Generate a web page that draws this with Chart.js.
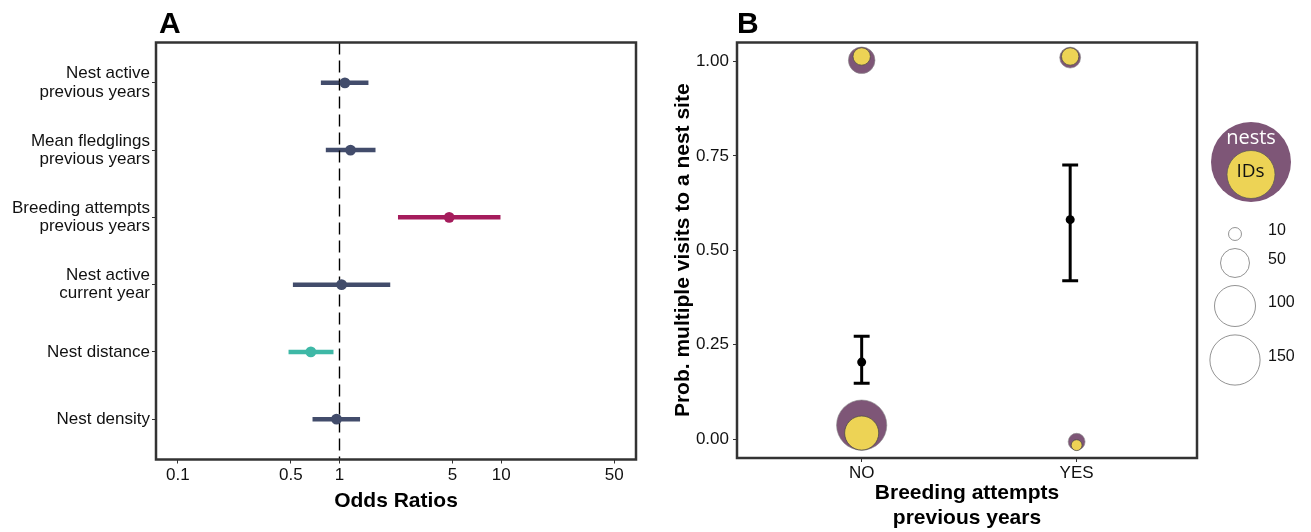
<!DOCTYPE html>
<html>
<head>
<meta charset="utf-8">
<title>Odds ratios and nest visits</title>
<script src="https://cdn.jsdelivr.net/npm/chart.js@4"></script>
<style>
  html, body { margin: 0; padding: 0; background: #fff; }
  #wrap { position: relative; width: 1311px; height: 532px; overflow: hidden; }
  #chartA { position: absolute; left: 0; top: 0; }
  #chartB { position: absolute; left: 660px; top: 0; }
  .panel { position: absolute; font: bold 30px "Liberation Sans", Arial, sans-serif; line-height: 30px; color: #000; }
</style>
</head>
<body>
<div id="wrap">
  <canvas id="chartA" width="660" height="532"></canvas>
  <canvas id="chartB" width="651" height="532"></canvas>
  <div class="panel" style="left:159px;top:8px">A</div>
  <div class="panel" style="left:737px;top:8px">B</div>
</div>
<script>
// ---- Panel A: odds ratios (95% CI) ----
const predictors = [
  ["Nest active", "previous years"],
  ["Mean fledglings", "previous years"],
  ["Breeding attempts", "previous years"],
  ["Nest active", "current year"],
  "Nest distance",
  "Nest density"
];
const oddsRatio = [1.08, 1.17, 4.77, 1.03, 0.665, 0.958];
const ciLow = [0.767, 0.823, 2.30, 0.515, 0.484, 0.681];
const ciHigh = [1.51, 1.67, 9.9, 2.06, 0.918, 1.34];
const xTicksA = [0.1, 0.5, 1, 5, 10, 50];

// ---- Panel B: probability of multiple visits ----
const groups = ["NO", "YES"];
const groupX = [1, 1.97];            // error bar positions
const probMean = [0.204, 0.581];
const probLow = [0.148, 0.419];
const probHigh = [0.272, 0.726];
const yTicksB = [0, 0.25, 0.5, 0.75, 1];

// bubbles (raw data, jittered): counts of nests and IDs
const bubbleX = [1, 1, 1.97, 2.0];
const nestsY = [0.037, 1.003, 1.01, -0.007];
const nestsN = [150, 42, 26, 17];
const idsY = [0.016, 1.013, 1.013, -0.016];
const idsN = [69, 18, 18, 7];
const legendSizes = [10, 50, 100, 150];

Chart.defaults.font.family = '"Liberation Sans", Arial, Helvetica, sans-serif';
Chart.defaults.color = '#111';

const FRAME = '#333333';
const PURPLE = '#7e5677';
const YELLOW = '#edd355';
const rowColors = ['#424c6b', '#424c6b', '#a51c5c', '#424c6b', '#3eb8a6', '#424c6b'];
const sizeToRadius = n => 2.05 * Math.sqrt(n);

// box around the plotting area (ggplot panel border)
const panelFrame = {
  id: 'panelFrame',
  afterDraw(chart) {
    const { ctx, chartArea: a } = chart;
    ctx.save();
    ctx.strokeStyle = FRAME;
    ctx.lineWidth = 2.5;
    ctx.strokeRect(a.left, a.top, a.right - a.left, a.bottom - a.top);
    ctx.restore();
  }
};

const tickGrid = { display: true, drawOnChartArea: false, tickLength: 4, color: FRAME, lineWidth: 1 };

// ---------- chart A ----------
const yMinA = 0.4, yMaxA = 6.6;
const dsA = [];
dsA.push({
  data: [{ x: 1, y: yMinA }, { x: 1, y: yMaxA }],
  showLine: true, borderColor: '#000', borderWidth: 1.4, borderDash: [12, 6],
  pointRadius: 0, order: 1
});
predictors.forEach((p, i) => {
  dsA.push({
    data: [{ x: ciLow[i], y: i + 1 }, { x: ciHigh[i], y: i + 1 }],
    showLine: true, borderColor: rowColors[i], borderWidth: 4.5, borderCapStyle: 'butt',
    pointRadius: 0, order: 2
  });
});
dsA.push({
  data: oddsRatio.map((v, i) => ({ x: v, y: i + 1 })),
  pointRadius: 5.4, pointBackgroundColor: rowColors, pointBorderWidth: 0, order: 0
});

new Chart(document.getElementById('chartA'), {
  type: 'scatter',
  data: { datasets: dsA },
  options: {
    responsive: false, animation: false, devicePixelRatio: 1, events: [],
    layout: { padding: { left: 0, top: 42.5, right: 24, bottom: 0 } },
    plugins: { legend: { display: false }, tooltip: { enabled: false } },
    scales: {
      x: {
        type: 'logarithmic', position: 'bottom', min: 0.0733, max: 68.2,
        afterBuildTicks: s => { s.ticks = xTicksA.map(v => ({ value: v })); },
        afterFit: s => { s.height = 72.5; },
        ticks: { callback: v => String(v), font: { size: 17 }, color: '#111', padding: 2,
                 autoSkip: false, maxRotation: 0, minRotation: 0 },
        grid: tickGrid,
        border: { display: false },
        title: { display: true, text: 'Odds Ratios', color: '#000',
                 font: { size: 21, weight: 'bold', lineHeight: 1.2 }, padding: { top: 0, bottom: 18 } }
      },
      y: {
        type: 'linear', min: yMinA, max: yMaxA, reverse: true,
        afterBuildTicks: s => { s.ticks = predictors.map((p, i) => ({ value: i + 1 })); },
        afterFit: s => { s.width = 156; },
        ticks: { callback: v => predictors[Math.round(v) - 1], font: { size: 17, lineHeight: 1.08 },
                 color: '#111', padding: 2, autoSkip: false },
        grid: tickGrid,
        border: { display: false }
      }
    }
  },
  plugins: [panelFrame]
});

// ---------- chart B ----------
const capHalf = 0.037;
const dsB = [];
groups.forEach((g, i) => {
  const x = groupX[i];
  dsB.push({
    data: [
      { x: x - capHalf, y: probLow[i] }, { x: x + capHalf, y: probLow[i] }, { x: x, y: probLow[i] },
      { x: x, y: probHigh[i] }, { x: x - capHalf, y: probHigh[i] }, { x: x + capHalf, y: probHigh[i] }
    ],
    showLine: true, borderColor: '#000', borderWidth: 3, borderCapStyle: 'butt', borderJoinStyle: 'bevel',
    pointRadius: 0, order: 0
  });
});
dsB.push({
  data: groupX.map((x, i) => ({ x: x, y: probMean[i] })),
  pointRadius: 4.5, pointBackgroundColor: '#000', pointBorderWidth: 0, order: 0
});
dsB.push({
  type: 'bubble',
  data: bubbleX.map((x, i) => ({ x: x, y: nestsY[i], r: sizeToRadius(nestsN[i]) })),
  backgroundColor: PURPLE, borderColor: '#8a8a8a', borderWidth: 0.6, order: 2, clip: false
});
dsB.push({
  type: 'bubble',
  data: bubbleX.map((x, i) => ({ x: x, y: idsY[i], r: sizeToRadius(idsN[i]) })),
  backgroundColor: YELLOW, borderColor: '#444', borderWidth: 0.7, order: 1, clip: false
});

// size key on the right
const sizeKey = {
  id: 'sizeKey',
  afterDraw(chart) {
    const ctx = chart.ctx;
    ctx.save();
    ctx.fillStyle = PURPLE;
    ctx.beginPath(); ctx.arc(591, 162, 40, 0, Math.PI * 2); ctx.fill();
    ctx.fillStyle = YELLOW;
    ctx.strokeStyle = '#555'; ctx.lineWidth = 0.7;
    ctx.beginPath(); ctx.arc(591, 174.5, 24, 0, Math.PI * 2); ctx.fill(); ctx.stroke();
    ctx.textAlign = 'center'; ctx.textBaseline = 'middle';
    ctx.fillStyle = '#fff';
    ctx.font = '20px "Open Sans", "Liberation Sans", sans-serif';
    ctx.fillText('nests', 591, 138);
    ctx.fillStyle = '#111';
    ctx.font = '19px "Open Sans", "Liberation Sans", sans-serif';
    ctx.fillText('IDs', 590.5, 172);

    const ys = [234, 263, 306, 360];
    ctx.strokeStyle = '#777'; ctx.lineWidth = 0.8;
    ctx.textAlign = 'left';
    ctx.font = '16px "Liberation Sans", Arial, sans-serif';
    legendSizes.forEach((n, i) => {
      ctx.beginPath(); ctx.arc(575, ys[i], sizeToRadius(n), 0, Math.PI * 2); ctx.stroke();
      ctx.fillText(String(n), 608, ys[i] - 3);
    });
    ctx.restore();
  }
};

new Chart(document.getElementById('chartB'), {
  type: 'scatter',
  data: { datasets: dsB },
  options: {
    responsive: false, animation: false, devicePixelRatio: 1, events: [],
    layout: { padding: { left: 0, top: 42.5, right: 114, bottom: 0 } },
    plugins: { legend: { display: false }, tooltip: { enabled: false } },
    scales: {
      x: {
        type: 'linear', min: 0.42, max: 2.56,
        afterBuildTicks: s => { s.ticks = groups.map((g, i) => ({ value: i + 1 })); },
        afterFit: s => { s.height = 74; },
        ticks: { callback: v => groups[Math.round(v) - 1], font: { size: 17 }, color: '#111', padding: 1.5,
                 autoSkip: false, maxRotation: 0, minRotation: 0 },
        grid: tickGrid,
        border: { display: false },
        title: { display: true, text: ['Breeding attempts', 'previous years'], color: '#000',
                 font: { size: 21, weight: 'bold', lineHeight: 1.19 }, padding: { top: 0, bottom: 1 } }
      },
      y: {
        type: 'linear', min: -0.05, max: 1.05,
        afterBuildTicks: s => { s.ticks = yTicksB.map(v => ({ value: v })); },
        afterFit: s => { s.width = 77; },
        ticks: { callback: v => v.toFixed(2), font: { size: 17 }, color: '#111', padding: 4, autoSkip: false },
        grid: tickGrid,
        border: { display: false },
        title: { display: true, text: 'Prob. multiple visits to a nest site', color: '#000',
                 font: { size: 21, weight: 'bold', lineHeight: 1.2 }, padding: { top: 11, bottom: 0 } }
      }
    }
  },
  plugins: [panelFrame, sizeKey]
});
</script>
</body>
</html>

= Task to carry out =
Repeat the lines of the listing above verbatim, beginning at its first line and ending at the line containing "Chart.defaults.color = '#111';", which is included. Omit pictures.

= Task solution =
Generate a web page that draws this with Chart.js.
<!DOCTYPE html>
<html>
<head>
<meta charset="utf-8">
<title>Odds ratios and nest visits</title>
<script src="https://cdn.jsdelivr.net/npm/chart.js@4"></script>
<style>
  html, body { margin: 0; padding: 0; background: #fff; }
  #wrap { position: relative; width: 1311px; height: 532px; overflow: hidden; }
  #chartA { position: absolute; left: 0; top: 0; }
  #chartB { position: absolute; left: 660px; top: 0; }
  .panel { position: absolute; font: bold 30px "Liberation Sans", Arial, sans-serif; line-height: 30px; color: #000; }
</style>
</head>
<body>
<div id="wrap">
  <canvas id="chartA" width="660" height="532"></canvas>
  <canvas id="chartB" width="651" height="532"></canvas>
  <div class="panel" style="left:159px;top:8px">A</div>
  <div class="panel" style="left:737px;top:8px">B</div>
</div>
<script>
// ---- Panel A: odds ratios (95% CI) ----
const predictors = [
  ["Nest active", "previous years"],
  ["Mean fledglings", "previous years"],
  ["Breeding attempts", "previous years"],
  ["Nest active", "current year"],
  "Nest distance",
  "Nest density"
];
const oddsRatio = [1.08, 1.17, 4.77, 1.03, 0.665, 0.958];
const ciLow = [0.767, 0.823, 2.30, 0.515, 0.484, 0.681];
const ciHigh = [1.51, 1.67, 9.9, 2.06, 0.918, 1.34];
const xTicksA = [0.1, 0.5, 1, 5, 10, 50];

// ---- Panel B: probability of multiple visits ----
const groups = ["NO", "YES"];
const groupX = [1, 1.97];            // error bar positions
const probMean = [0.204, 0.581];
const probLow = [0.148, 0.419];
const probHigh = [0.272, 0.726];
const yTicksB = [0, 0.25, 0.5, 0.75, 1];

// bubbles (raw data, jittered): counts of nests and IDs
const bubbleX = [1, 1, 1.97, 2.0];
const nestsY = [0.037, 1.003, 1.01, -0.007];
const nestsN = [150, 42, 26, 17];
const idsY = [0.016, 1.013, 1.013, -0.016];
const idsN = [69, 18, 18, 7];
const legendSizes = [10, 50, 100, 150];

Chart.defaults.font.family = '"Liberation Sans", Arial, Helvetica, sans-serif';
Chart.defaults.color = '#111';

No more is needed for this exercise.